YOUR OBJECTIVE
Give every line back verbatim, dropping all images.

MATERIAL FOR THIS TASK

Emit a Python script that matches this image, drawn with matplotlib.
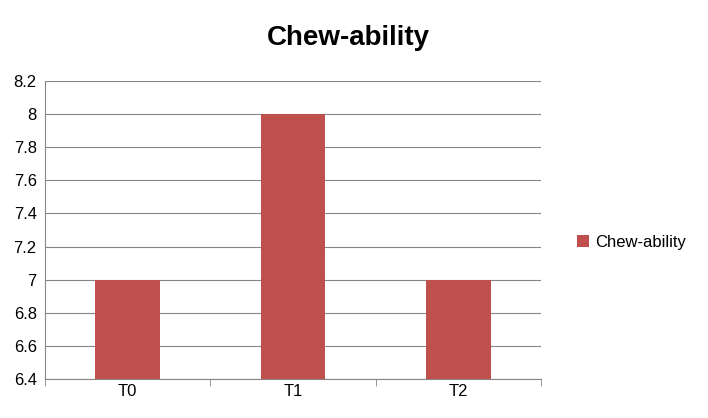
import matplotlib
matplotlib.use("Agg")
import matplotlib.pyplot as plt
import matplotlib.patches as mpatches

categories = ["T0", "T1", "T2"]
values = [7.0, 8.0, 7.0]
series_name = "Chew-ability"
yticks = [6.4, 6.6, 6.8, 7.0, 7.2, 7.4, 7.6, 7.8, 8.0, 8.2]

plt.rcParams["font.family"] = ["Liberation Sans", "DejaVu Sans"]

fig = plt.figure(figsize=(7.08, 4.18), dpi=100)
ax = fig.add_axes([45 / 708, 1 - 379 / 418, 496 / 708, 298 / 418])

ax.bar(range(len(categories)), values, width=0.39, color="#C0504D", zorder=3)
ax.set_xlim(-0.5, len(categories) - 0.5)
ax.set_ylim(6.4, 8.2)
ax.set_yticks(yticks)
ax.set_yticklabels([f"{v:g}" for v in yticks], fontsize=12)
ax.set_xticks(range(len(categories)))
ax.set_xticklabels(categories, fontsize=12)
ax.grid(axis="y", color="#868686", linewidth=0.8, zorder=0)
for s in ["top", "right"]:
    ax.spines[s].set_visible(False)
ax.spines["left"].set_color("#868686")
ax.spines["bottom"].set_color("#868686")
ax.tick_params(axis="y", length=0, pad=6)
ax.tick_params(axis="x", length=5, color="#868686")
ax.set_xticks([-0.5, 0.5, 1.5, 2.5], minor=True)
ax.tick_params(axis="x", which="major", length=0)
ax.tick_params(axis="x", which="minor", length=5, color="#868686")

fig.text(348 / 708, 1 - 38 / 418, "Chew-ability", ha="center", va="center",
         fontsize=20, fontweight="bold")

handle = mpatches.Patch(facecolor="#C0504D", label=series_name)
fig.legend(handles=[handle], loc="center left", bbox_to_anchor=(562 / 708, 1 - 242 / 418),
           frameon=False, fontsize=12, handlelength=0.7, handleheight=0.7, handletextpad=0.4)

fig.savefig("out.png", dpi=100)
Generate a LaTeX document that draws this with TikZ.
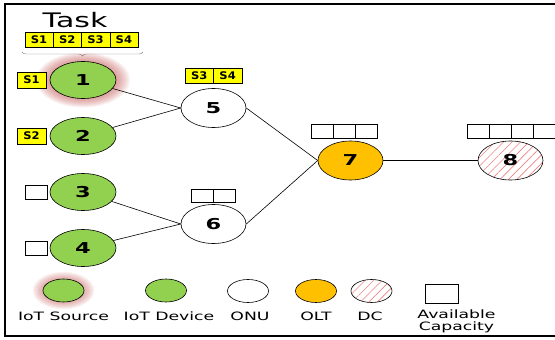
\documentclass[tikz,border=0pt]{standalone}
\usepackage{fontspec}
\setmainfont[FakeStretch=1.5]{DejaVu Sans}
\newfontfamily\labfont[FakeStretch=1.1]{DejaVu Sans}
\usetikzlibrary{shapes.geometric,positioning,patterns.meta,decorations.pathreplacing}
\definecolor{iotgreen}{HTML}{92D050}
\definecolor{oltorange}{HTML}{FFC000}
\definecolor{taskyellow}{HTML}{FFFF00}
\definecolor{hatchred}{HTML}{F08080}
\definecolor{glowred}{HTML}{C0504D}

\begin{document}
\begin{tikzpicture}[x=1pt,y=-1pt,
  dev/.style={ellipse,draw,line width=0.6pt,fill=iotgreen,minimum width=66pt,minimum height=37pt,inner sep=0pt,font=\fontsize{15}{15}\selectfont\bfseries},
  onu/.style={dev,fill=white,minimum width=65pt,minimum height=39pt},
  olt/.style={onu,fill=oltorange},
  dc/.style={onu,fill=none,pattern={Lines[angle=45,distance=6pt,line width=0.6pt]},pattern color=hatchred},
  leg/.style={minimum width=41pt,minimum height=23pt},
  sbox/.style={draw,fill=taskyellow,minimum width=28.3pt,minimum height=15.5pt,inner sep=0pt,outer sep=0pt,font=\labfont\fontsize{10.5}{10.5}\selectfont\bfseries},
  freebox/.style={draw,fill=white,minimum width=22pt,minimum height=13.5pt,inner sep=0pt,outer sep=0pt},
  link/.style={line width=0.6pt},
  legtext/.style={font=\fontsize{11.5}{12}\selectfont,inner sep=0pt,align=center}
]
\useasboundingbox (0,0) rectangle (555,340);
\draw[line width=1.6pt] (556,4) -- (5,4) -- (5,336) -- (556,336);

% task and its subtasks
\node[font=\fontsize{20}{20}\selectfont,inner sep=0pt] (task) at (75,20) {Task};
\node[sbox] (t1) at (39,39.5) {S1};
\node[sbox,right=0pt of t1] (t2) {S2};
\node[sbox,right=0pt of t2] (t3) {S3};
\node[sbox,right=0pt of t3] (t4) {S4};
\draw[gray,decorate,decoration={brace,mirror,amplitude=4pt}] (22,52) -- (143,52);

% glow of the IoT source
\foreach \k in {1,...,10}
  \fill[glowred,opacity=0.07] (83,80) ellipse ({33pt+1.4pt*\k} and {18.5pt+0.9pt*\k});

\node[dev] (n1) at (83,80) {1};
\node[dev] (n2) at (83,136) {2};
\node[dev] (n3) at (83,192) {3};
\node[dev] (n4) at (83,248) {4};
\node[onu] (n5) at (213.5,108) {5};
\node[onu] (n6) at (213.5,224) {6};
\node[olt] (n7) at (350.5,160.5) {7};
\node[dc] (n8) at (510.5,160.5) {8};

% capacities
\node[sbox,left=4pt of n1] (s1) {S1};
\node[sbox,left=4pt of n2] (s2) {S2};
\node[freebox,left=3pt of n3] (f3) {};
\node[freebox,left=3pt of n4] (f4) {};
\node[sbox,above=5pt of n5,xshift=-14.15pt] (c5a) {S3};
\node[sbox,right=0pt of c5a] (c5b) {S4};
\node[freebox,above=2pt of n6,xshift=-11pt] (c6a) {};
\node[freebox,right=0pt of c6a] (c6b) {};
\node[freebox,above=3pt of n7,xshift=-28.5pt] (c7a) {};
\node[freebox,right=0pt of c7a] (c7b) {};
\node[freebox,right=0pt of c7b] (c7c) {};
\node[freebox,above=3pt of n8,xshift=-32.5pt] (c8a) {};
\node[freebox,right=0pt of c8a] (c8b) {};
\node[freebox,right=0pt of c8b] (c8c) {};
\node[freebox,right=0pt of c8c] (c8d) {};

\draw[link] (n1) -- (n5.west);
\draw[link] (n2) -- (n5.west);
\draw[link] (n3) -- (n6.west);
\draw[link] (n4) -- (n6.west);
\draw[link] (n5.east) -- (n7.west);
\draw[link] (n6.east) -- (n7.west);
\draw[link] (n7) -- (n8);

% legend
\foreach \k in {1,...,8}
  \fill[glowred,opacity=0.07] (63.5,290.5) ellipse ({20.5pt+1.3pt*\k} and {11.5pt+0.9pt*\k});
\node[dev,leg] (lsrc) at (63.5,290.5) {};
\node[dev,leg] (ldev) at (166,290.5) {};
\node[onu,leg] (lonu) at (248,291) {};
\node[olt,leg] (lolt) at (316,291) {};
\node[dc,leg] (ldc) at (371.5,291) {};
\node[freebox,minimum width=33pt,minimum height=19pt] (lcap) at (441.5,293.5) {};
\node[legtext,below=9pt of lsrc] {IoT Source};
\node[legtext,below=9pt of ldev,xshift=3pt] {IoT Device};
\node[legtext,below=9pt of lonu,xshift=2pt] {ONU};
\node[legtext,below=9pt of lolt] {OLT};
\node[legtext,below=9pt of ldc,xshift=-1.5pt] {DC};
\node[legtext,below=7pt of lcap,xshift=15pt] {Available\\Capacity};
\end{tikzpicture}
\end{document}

FULL ANSWER
Emit a Python script that matches this image, drawn with matplotlib.
import matplotlib
matplotlib.use("Agg")
import matplotlib.pyplot as plt
import matplotlib.patches as mpatches

categories = ["T0", "T1", "T2"]
values = [7.0, 8.0, 7.0]
series_name = "Chew-ability"
yticks = [6.4, 6.6, 6.8, 7.0, 7.2, 7.4, 7.6, 7.8, 8.0, 8.2]

plt.rcParams["font.family"] = ["Liberation Sans", "DejaVu Sans"]

fig = plt.figure(figsize=(7.08, 4.18), dpi=100)
ax = fig.add_axes([45 / 708, 1 - 379 / 418, 496 / 708, 298 / 418])

ax.bar(range(len(categories)), values, width=0.39, color="#C0504D", zorder=3)
ax.set_xlim(-0.5, len(categories) - 0.5)
ax.set_ylim(6.4, 8.2)
ax.set_yticks(yticks)
ax.set_yticklabels([f"{v:g}" for v in yticks], fontsize=12)
ax.set_xticks(range(len(categories)))
ax.set_xticklabels(categories, fontsize=12)
ax.grid(axis="y", color="#868686", linewidth=0.8, zorder=0)
for s in ["top", "right"]:
    ax.spines[s].set_visible(False)
ax.spines["left"].set_color("#868686")
ax.spines["bottom"].set_color("#868686")
ax.tick_params(axis="y", length=0, pad=6)
ax.tick_params(axis="x", length=5, color="#868686")
ax.set_xticks([-0.5, 0.5, 1.5, 2.5], minor=True)
ax.tick_params(axis="x", which="major", length=0)
ax.tick_params(axis="x", which="minor", length=5, color="#868686")

fig.text(348 / 708, 1 - 38 / 418, "Chew-ability", ha="center", va="center",
         fontsize=20, fontweight="bold")

handle = mpatches.Patch(facecolor="#C0504D", label=series_name)
fig.legend(handles=[handle], loc="center left", bbox_to_anchor=(562 / 708, 1 - 242 / 418),
           frameon=False, fontsize=12, handlelength=0.7, handleheight=0.7, handletextpad=0.4)

fig.savefig("out.png", dpi=100)
Generate a LaTeX document that draws this with TikZ.
\documentclass[tikz,border=0pt]{standalone}
\usepackage{fontspec}
\setmainfont[FakeStretch=1.5]{DejaVu Sans}
\newfontfamily\labfont[FakeStretch=1.1]{DejaVu Sans}
\usetikzlibrary{shapes.geometric,positioning,patterns.meta,decorations.pathreplacing}
\definecolor{iotgreen}{HTML}{92D050}
\definecolor{oltorange}{HTML}{FFC000}
\definecolor{taskyellow}{HTML}{FFFF00}
\definecolor{hatchred}{HTML}{F08080}
\definecolor{glowred}{HTML}{C0504D}

\begin{document}
\begin{tikzpicture}[x=1pt,y=-1pt,
  dev/.style={ellipse,draw,line width=0.6pt,fill=iotgreen,minimum width=66pt,minimum height=37pt,inner sep=0pt,font=\fontsize{15}{15}\selectfont\bfseries},
  onu/.style={dev,fill=white,minimum width=65pt,minimum height=39pt},
  olt/.style={onu,fill=oltorange},
  dc/.style={onu,fill=none,pattern={Lines[angle=45,distance=6pt,line width=0.6pt]},pattern color=hatchred},
  leg/.style={minimum width=41pt,minimum height=23pt},
  sbox/.style={draw,fill=taskyellow,minimum width=28.3pt,minimum height=15.5pt,inner sep=0pt,outer sep=0pt,font=\labfont\fontsize{10.5}{10.5}\selectfont\bfseries},
  freebox/.style={draw,fill=white,minimum width=22pt,minimum height=13.5pt,inner sep=0pt,outer sep=0pt},
  link/.style={line width=0.6pt},
  legtext/.style={font=\fontsize{11.5}{12}\selectfont,inner sep=0pt,align=center}
]
\useasboundingbox (0,0) rectangle (555,340);
\draw[line width=1.6pt] (556,4) -- (5,4) -- (5,336) -- (556,336);

% task and its subtasks
\node[font=\fontsize{20}{20}\selectfont,inner sep=0pt] (task) at (75,20) {Task};
\node[sbox] (t1) at (39,39.5) {S1};
\node[sbox,right=0pt of t1] (t2) {S2};
\node[sbox,right=0pt of t2] (t3) {S3};
\node[sbox,right=0pt of t3] (t4) {S4};
\draw[gray,decorate,decoration={brace,mirror,amplitude=4pt}] (22,52) -- (143,52);

% glow of the IoT source
\foreach \k in {1,...,10}
  \fill[glowred,opacity=0.07] (83,80) ellipse ({33pt+1.4pt*\k} and {18.5pt+0.9pt*\k});

\node[dev] (n1) at (83,80) {1};
\node[dev] (n2) at (83,136) {2};
\node[dev] (n3) at (83,192) {3};
\node[dev] (n4) at (83,248) {4};
\node[onu] (n5) at (213.5,108) {5};
\node[onu] (n6) at (213.5,224) {6};
\node[olt] (n7) at (350.5,160.5) {7};
\node[dc] (n8) at (510.5,160.5) {8};

% capacities
\node[sbox,left=4pt of n1] (s1) {S1};
\node[sbox,left=4pt of n2] (s2) {S2};
\node[freebox,left=3pt of n3] (f3) {};
\node[freebox,left=3pt of n4] (f4) {};
\node[sbox,above=5pt of n5,xshift=-14.15pt] (c5a) {S3};
\node[sbox,right=0pt of c5a] (c5b) {S4};
\node[freebox,above=2pt of n6,xshift=-11pt] (c6a) {};
\node[freebox,right=0pt of c6a] (c6b) {};
\node[freebox,above=3pt of n7,xshift=-28.5pt] (c7a) {};
\node[freebox,right=0pt of c7a] (c7b) {};
\node[freebox,right=0pt of c7b] (c7c) {};
\node[freebox,above=3pt of n8,xshift=-32.5pt] (c8a) {};
\node[freebox,right=0pt of c8a] (c8b) {};
\node[freebox,right=0pt of c8b] (c8c) {};
\node[freebox,right=0pt of c8c] (c8d) {};

\draw[link] (n1) -- (n5.west);
\draw[link] (n2) -- (n5.west);
\draw[link] (n3) -- (n6.west);
\draw[link] (n4) -- (n6.west);
\draw[link] (n5.east) -- (n7.west);
\draw[link] (n6.east) -- (n7.west);
\draw[link] (n7) -- (n8);

% legend
\foreach \k in {1,...,8}
  \fill[glowred,opacity=0.07] (63.5,290.5) ellipse ({20.5pt+1.3pt*\k} and {11.5pt+0.9pt*\k});
\node[dev,leg] (lsrc) at (63.5,290.5) {};
\node[dev,leg] (ldev) at (166,290.5) {};
\node[onu,leg] (lonu) at (248,291) {};
\node[olt,leg] (lolt) at (316,291) {};
\node[dc,leg] (ldc) at (371.5,291) {};
\node[freebox,minimum width=33pt,minimum height=19pt] (lcap) at (441.5,293.5) {};
\node[legtext,below=9pt of lsrc] {IoT Source};
\node[legtext,below=9pt of ldev,xshift=3pt] {IoT Device};
\node[legtext,below=9pt of lonu,xshift=2pt] {ONU};
\node[legtext,below=9pt of lolt] {OLT};
\node[legtext,below=9pt of ldc,xshift=-1.5pt] {DC};
\node[legtext,below=7pt of lcap,xshift=15pt] {Available\\Capacity};
\end{tikzpicture}
\end{document}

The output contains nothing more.